At last we’re seeing a sensible look of what you don’t need to be happy.
As pop-psychologists in Porsches everywhere have finally twigged, no one’s happy all the time and you can make yourself wretched trying to get all your life-ducks in a row and achieve the emotional equivalent of the unicorn: constant bliss.
Maybe Buddhist monks can get there, so go your hardest and don the robes if that’ll blow your hair back.
For the rest of us, chances are that, like Hoges painting the Harbour Bridge, when you get your happiness stars to align and it all feels “complete”, something starts cracking or flaking as soon as you’ve put the finishing touches on that last bit.
There’s been a backlash against the Big Happiness industry in the past few years as people realise they’re being parted from their cash for yet another self-help book, course or vibrational-breath healing retreat for not much lasting result.
The secret is out that The Secret didn’t work.
Sure there might be a temporary glow from “taking steps” to make happiness happen, like buying a book that teaches you how to “manifest”, but I’m not convinced that’s not the same rush of blood to the head that you get when you spend money you know you really shouldn’t but want to, “because you’re worth it”.
We’re finally getting a look of what you don’t need to be happy.
It’s still tempting to glance through lists of “How to be Happy in Six Steps or Less”, “Five Ways to Manufacture Happiness”, “The 15 Habits of Incredibly Happy People” or “10 Scientifically Proven Ways to be Incredibly Happy”. But if any strategy was a guaranteed winner then why does a Google search on “how to be happy” produce 293 million pages of articles in 0.43 of a second?
Even though I know this, I dialled back the happy-guru burnout when I spied a list by the Texan blog Marc and Angel Hack Life sliding past on Facebook. They called it “9 Things You Do NOT Need to be Happy”, which promised to be short and easy.
“To be happy we need much less than we think we need,” writes Marc, followed by a list including what appears to be some good common sense. You don’t need ideal circumstances (rather “a certain set of attitudes”), or everyone’s approval to be happy.
“The biggest prison you will likely ever live in is your fear of what other people think,” he writes. That has bumper sticker written all over it.
Happiness, Marc says, does not require a perfect past and “just because your past didn’t turn out like you had hoped doesn’t mean your future can’t be better than you envisioned”.
His line that “most of the time the only difference between long-term happiness and long-term despair is not quitting on yourself” was very encouraging, even if there were no scientific references quoted.
To be happy you don’t need “full control over life’s constant changes”, he says, “the best thing you can do is to let go of what you can’t control, and invest your energy in the things you can”. I’d buy that.
You can’t be happy unless you’re unhappy sometimes.

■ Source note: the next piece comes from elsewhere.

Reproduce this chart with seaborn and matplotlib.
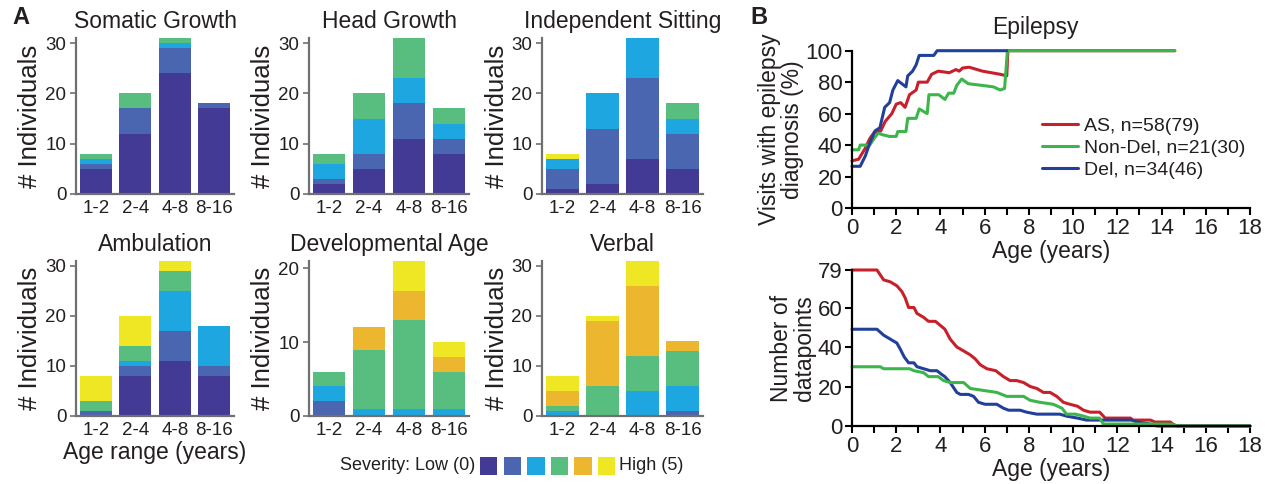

You don’t need “a carefree, stress-free life” because “great challenges make life interesting, overcoming them makes life meaningful”.
Neither do you need “all the things you don’t have”: “Happiness is valuing what you have, and enjoying the people, places, objects and events in your life for what they are.

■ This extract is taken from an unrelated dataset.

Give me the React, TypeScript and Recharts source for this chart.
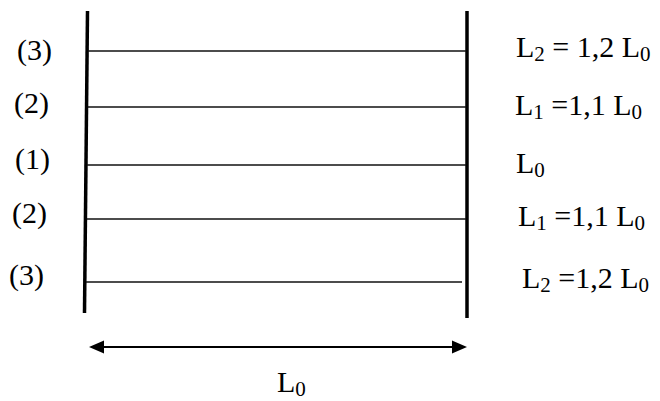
import { ComposedChart, XAxis, YAxis, ReferenceLine, Scatter } from 'recharts';

// diagram space: x and y in picture units (y grows downward)
const walls = [
  { x1: 87.5, y1: 11, x2: 84.5, y2: 313 },
  { x1: 467, y1: 11, x2: 467, y2: 318 },
];

const levels = [
  { y: 51, x1: 88, x2: 466 },
  { y: 107, x1: 88, x2: 466 },
  { y: 165, x1: 87, x2: 466 },
  { y: 219, x1: 87, x2: 466 },
  { y: 282, x1: 86, x2: 462 },
];

const leftLabels = [
  { x: 17, y: 60, text: '(3)' },
  { x: 14, y: 113, text: '(2)' },
  { x: 15, y: 169, text: '(1)' },
  { x: 12, y: 223, text: '(2)' },
  { x: 9, y: 285, text: '(3)' },
];

const rightLabels = [
  { x: 516, y: 57, text: 'L_2 = 1,2 L_0' },
  { x: 515, y: 115, text: 'L_1 =1,1 L_0' },
  { x: 516, y: 173, text: 'L_0' },
  { x: 518, y: 226, text: 'L_1 =1,1 L_0' },
  { x: 522, y: 288, text: 'L_2 =1,2 L_0' },
];

const arrow = { y: 347, x1: 89, x2: 467 };
const arrowHeads = [
  { x: 89, y: 347, dir: -1 },
  { x: 467, y: 347, dir: 1 },
];
const bottomLabels = [{ x: 277, y: 392, text: 'L_0' }];

const FONT = '"Liberation Serif", "Times New Roman", serif';
const SIZE = 30;

function parse(text: string) {
  const parts: { t: string; sub: boolean }[] = [];
  let buf = '';
  for (let i = 0; i < text.length; i++) {
    if (text[i] === '_' && i + 1 < text.length) {
      if (buf) parts.push({ t: buf, sub: false });
      buf = '';
      parts.push({ t: text[i + 1], sub: true });
      i++;
    } else {
      buf += text[i];
    }
  }
  if (buf) parts.push({ t: buf, sub: false });
  return parts;
}

function TextShape(props: any) {
  const { cx, cy, payload } = props;
  const parts = parse(payload.text);
  let shifted = false;
  return (
    <text x={cx} y={cy} fontFamily={FONT} fontSize={SIZE} fill="#000" textAnchor="start">
      {parts.map((p, i) => {
        let dy = 0;
        if (p.sub && !shifted) {
          dy = 4;
          shifted = true;
        } else if (!p.sub && shifted) {
          dy = -4;
          shifted = false;
        }
        return (
          <tspan key={i} dy={dy} fontSize={p.sub ? SIZE * 0.7 : SIZE} style={{ whiteSpace: 'pre' }}>
            {p.t}
          </tspan>
        );
      })}
    </text>
  );
}

function HeadShape(props: any) {
  const { cx, cy, payload } = props;
  const d = payload.dir;
  const len = 15;
  const half = 6.5;
  return (
    <polygon
      points={`${cx},${cy} ${cx - d * len},${cy - half} ${cx - d * len},${cy + half}`}
      fill="#000"
    />
  );
}

export default function App() {
  return (
    <div style={{ position: 'absolute', left: 0, top: 0, width: 660, height: 401, background: '#fff' }}>
      <ComposedChart width={660} height={401} margin={{ top: 0, right: 0, bottom: 0, left: 0 }}>
        <XAxis type="number" dataKey="x" domain={[0, 660]} hide />
        <YAxis type="number" dataKey="y" domain={[0, 401]} reversed hide />
        {walls.map((w, i) => (
          <ReferenceLine
            key={`w${i}`}
            segment={[{ x: w.x1, y: w.y1 }, { x: w.x2, y: w.y2 }]}
            stroke="#000"
            strokeWidth={3.5}
          />
        ))}
        {levels.map((l, i) => (
          <ReferenceLine
            key={`l${i}`}
            segment={[{ x: l.x1, y: l.y }, { x: l.x2, y: l.y }]}
            stroke="#111"
            strokeWidth={1.6}
          />
        ))}
        <ReferenceLine
          segment={[{ x: arrow.x1 + 8, y: arrow.y }, { x: arrow.x2 - 8, y: arrow.y }]}
          stroke="#000"
          strokeWidth={2}
        />
        <Scatter data={arrowHeads} shape={HeadShape} isAnimationActive={false} />
        <Scatter data={leftLabels} shape={TextShape} isAnimationActive={false} />
        <Scatter data={rightLabels} shape={TextShape} isAnimationActive={false} />
        <Scatter data={bottomLabels} shape={TextShape} isAnimationActive={false} />
      </ComposedChart>
    </div>
  );
}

It’s not about changing and achieving all the time; sometimes it’s about being and appreciating.”
Marc says you don’t need “a mountain of money either”, and there’s scientific backing on that.
I recall research that found once you hit about $75,000 in income, money has lifted your authentic happiness levels about as much as it’s going to (more isn’t necessarily more).

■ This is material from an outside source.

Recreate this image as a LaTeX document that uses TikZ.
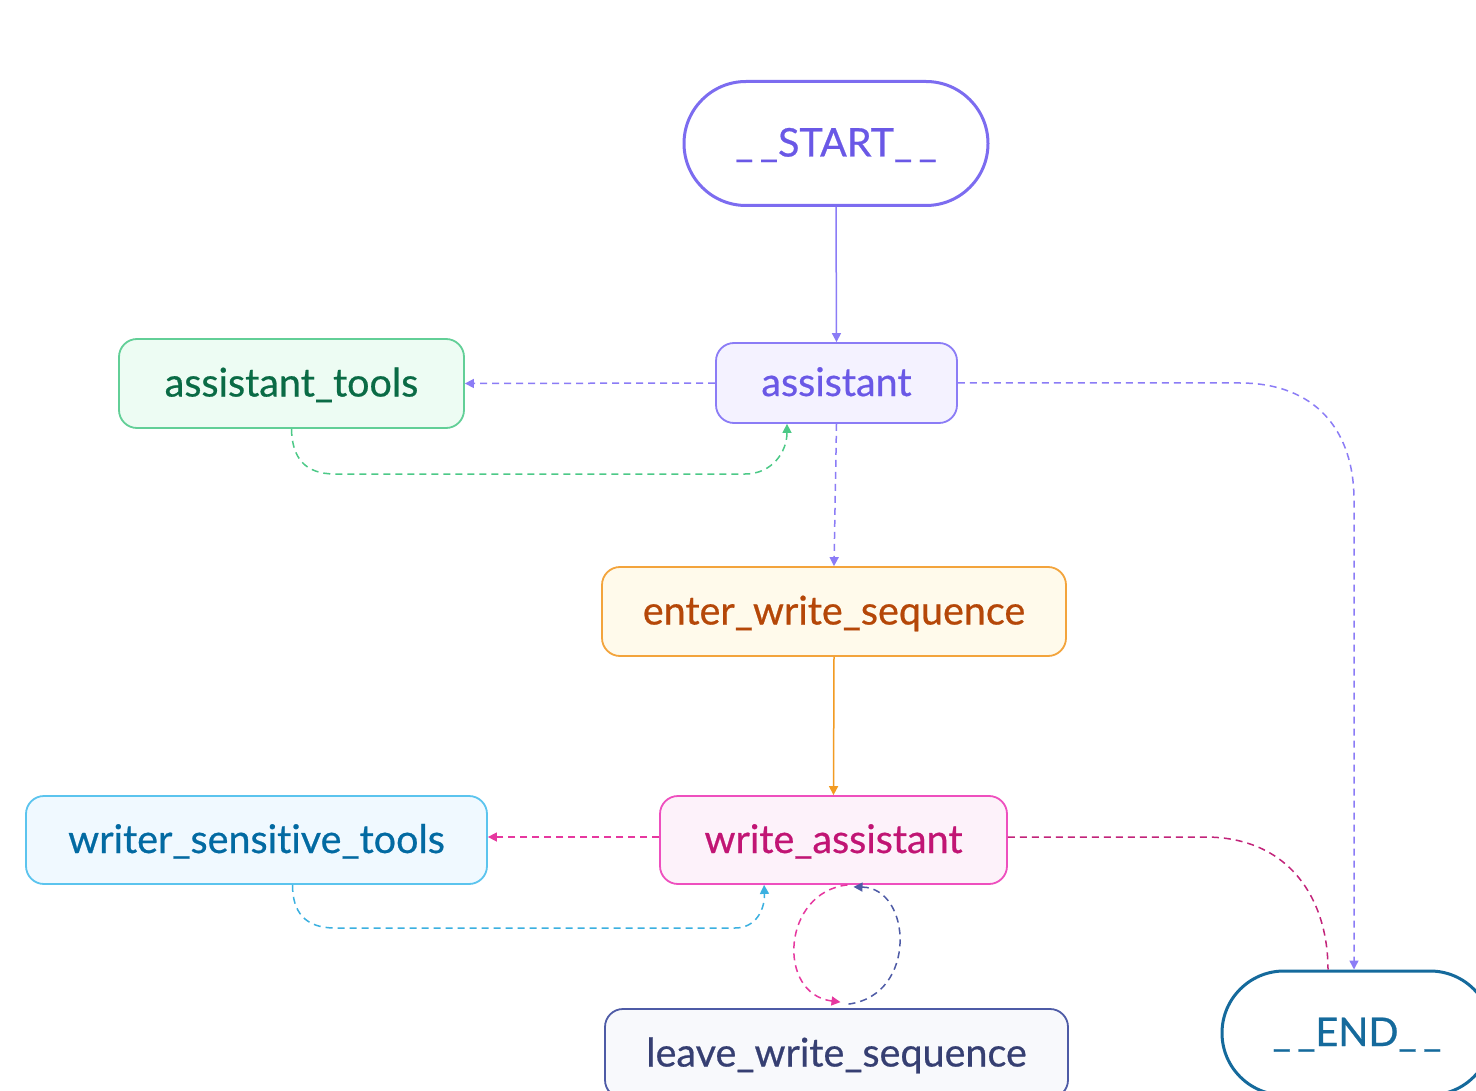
\documentclass[tikz,border=0pt]{standalone}
\usepackage{fontspec}
\setmainfont{Lato}[Ligatures=NoCommon, FakeBold=0.6]
\usetikzlibrary{arrows.meta}
\definecolor{pbord}{HTML}{7C6CF0}
\definecolor{ptext}{HTML}{6A58E6}
\definecolor{pfill}{HTML}{F4F2FF}
\definecolor{pline}{HTML}{8B7CF6}
\definecolor{gbord}{HTML}{62CF97}
\definecolor{gfill}{HTML}{EDFCF3}
\definecolor{gtext}{HTML}{0A6B45}
\definecolor{gline}{HTML}{4CC987}
\definecolor{obord}{HTML}{F3A43C}
\definecolor{ofill}{HTML}{FFFAEB}
\definecolor{otext}{HTML}{B54708}
\definecolor{oline}{HTML}{F29B22}
\definecolor{mbord}{HTML}{EE4FBE}
\definecolor{mfill}{HTML}{FDF2FA}
\definecolor{mtext}{HTML}{C11574}
\definecolor{mline}{HTML}{E6389F}
\definecolor{mdark}{HTML}{C2247A}
\definecolor{cbord}{HTML}{5BC4EE}
\definecolor{cfill}{HTML}{F0F9FF}
\definecolor{ctext}{HTML}{026AA2}
\definecolor{cline}{HTML}{3BB0E0}
\definecolor{dbord}{HTML}{4E5BA6}
\definecolor{dfill}{HTML}{F8F9FC}
\definecolor{dtext}{HTML}{363F72}
\definecolor{ebord}{HTML}{156A9C}
\begin{document}
\begin{tikzpicture}[x=1pt,y=-1pt,
  box/.style={draw, rounded corners=18pt, line width=1.8pt, inner sep=0pt,
    text height=27pt, text depth=1pt, font=\fontsize{39.5}{48}\selectfont},
  term/.style={draw, rounded corners=62pt, line width=3pt, inner sep=0pt,
    minimum width=#1, minimum height=124pt, text height=27pt, text depth=1pt,
    font=\fontsize{39.5}{48}\selectfont},
  tip/.style={-{Triangle[length=9pt,width=9pt]}},
  dsh/.style={dash pattern=on 7pt off 5pt, line width=1.5pt},
  sld/.style={line width=1.5pt}]
\useasboundingbox (0,0) rectangle (1476,1091);
\fill[white] (0,0) rectangle (1476,1091);
\clip (0,0) rectangle (1476,1091);

\node[term=304pt, draw=pbord, text=ptext, fill=white] (start) at (836,143.5) {\_\,\_START\_\,\_};
\node[box, draw=pline, fill=pfill, text=ptext, minimum width=241pt, minimum height=80pt] (assistant) at (836.5,383) {assistant};
\node[box, draw=gbord, fill=gfill, text=gtext, minimum width=345pt, minimum height=89pt] (atools) at (291.5,383.5) {assistant\_tools};
\node[box, draw=obord, fill=ofill, text=otext, minimum width=464pt, minimum height=89pt] (enter) at (834,611.5) {enter\_write\_sequence};
\node[box, draw=mbord, fill=mfill, text=mtext, minimum width=347pt, minimum height=88pt] (wa) at (833.5,840) {write\_assistant};
\node[box, draw=cbord, fill=cfill, text=ctext, minimum width=461pt, minimum height=88pt] (wst) at (256.5,840) {writer\_sensitive\_tools};
\node[box, draw=dbord, fill=dfill, text=dtext, minimum width=463pt, minimum height=89pt] (leave) at (836.5,1053.5) {leave\_write\_sequence};
\node[term=270pt, draw=ebord, text=ebord, fill=white] (end) at (1357,1033) {\_\,\_END\_\,\_};

% edges
\draw[sld, pline, tip] (start.south) -- (assistant.north);
\draw[dsh, pline, tip] (assistant.west) -- (atools.east);
\draw[dsh, gline, tip] (atools.south) .. controls (292,458) and (305,474) .. (335,474)
  -- (745,474) .. controls (772,474) and (787,452) .. ([xshift=-49.5pt]assistant.south);
\draw[dsh, pline, tip] (assistant.south) -- (enter.north);
\draw[dsh, pline, tip] (assistant.east) -- (1240,383) .. controls (1315,383) and (1354,430) .. (1354,500)
  -- ([xshift=-3pt]end.north);
\draw[sld, oline, tip] (enter.south) -- (wa.north);
\draw[dsh, mline, tip] ([yshift=3pt]wa.west) -- ([yshift=3pt]wst.east);
\draw[dsh, cline, tip] ([xshift=36pt]wst.south) .. controls (292.5,912) and (305,928) .. (335,928)
  -- (735,928) .. controls (757,928) and (765,908) .. ([xshift=105pt]wa.south west);
\draw[dsh, mdark] ([yshift=3pt]wa.east) -- (1205,837) .. controls (1290,837) and (1328,900) .. ([xshift=-29pt]end.north);
% self loop via leave_write_sequence
\draw[dsh, mline, tip] ([xshift=14pt]wa.south) .. controls (782,892) and (776,994) .. ([xshift=4pt,yshift=6pt]leave.north);
\draw[dsh, dbord, tip] ([xshift=12pt,yshift=4pt]leave.north) .. controls (918,995) and (912,888) .. ([xshift=20pt,yshift=-2pt]wa.south);
\end{tikzpicture}
\end{document}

And you don’t need “any event happening in another time and place”, which means not “wishing your moments away or ruining today by focusing on another time or place”.
Marc correctly points out that you don’t need “constant happiness … you can’t be happy unless you’re unhappy sometimes”.
Now look, so far, so believable and, yes, so sensible.
Maybe there really are professional-amateur psychologists who, if we just follow the links on their websites and buy the books they have written, really will transform our lives to a state more perpetually sunny than we ever dare dreamt.
Maybe, as Marc writes, all you need to do is know what you don’t need and instead “live simply, love generously, speak truthfully, breathe deeply, do your best, and leave the rest to the powers above you”.
And I did click the link, and it took me to a shop for their book 1000+ Little Things Happy Successful People Do Differently. Seriously, 1000 things?
Nup. If there’s one thing I know it’s that I don’t need that.